LONDON (Reuters) – British Prime Minister Boris Johnson told his cabinet on Sunday a last-minute Brexit deal was still possible but there was significant work to be done to reach one, as intensive talks with the European Union entered their most critical stage.
In a pivotal week that could decide the future of Brexit and the fate of the world’s fifth largest economy, Johnson is trying to strike an exit deal with the EU to allow an orderly split with its biggest trading partner on Oct. 31.
But Johnson must navigate the complexities of EU politics to clinch a deal at an Oct. 17-18 EU summit and then try to convince a deeply divided British parliament on Oct. 19 to ratify any agreement.
If he succeeds, Britain will leave the bloc on Oct. 31 with arrangements to minimise disruption at borders and preserve the complex supply chains that underpin swathes of the economy.
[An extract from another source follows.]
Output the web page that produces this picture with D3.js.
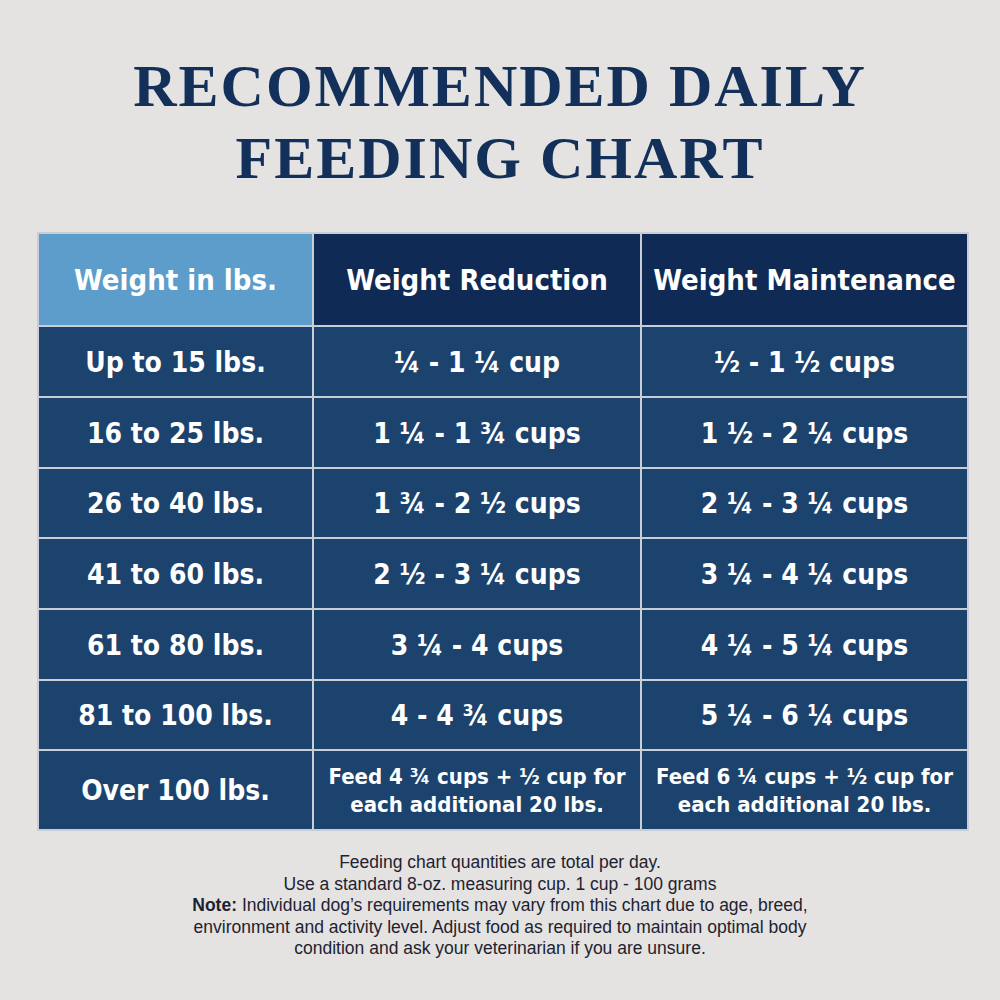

If he fails, Britain faces an uncertain future – lawmakers will begin a battle to delay Brexit that could end up being decided in the courts, while Johnson will fight for a no-deal exit at the end of the month to ensure his political survival.
British and EU negotiators are working through the weekend to see if they can turn the latest proposals into a deal that works for both sides.
EU Brexit negotiator Michel Barnier was updating the remaining 27 member states in Brussels on Sunday afternoon.
“Expect him just to say that talks will need to go on,” one EU diplomat said, adding that another update for the national envoys will come at a ministerial meeting in Luxembourg on Tuesday, just two days before the make-or-break summit.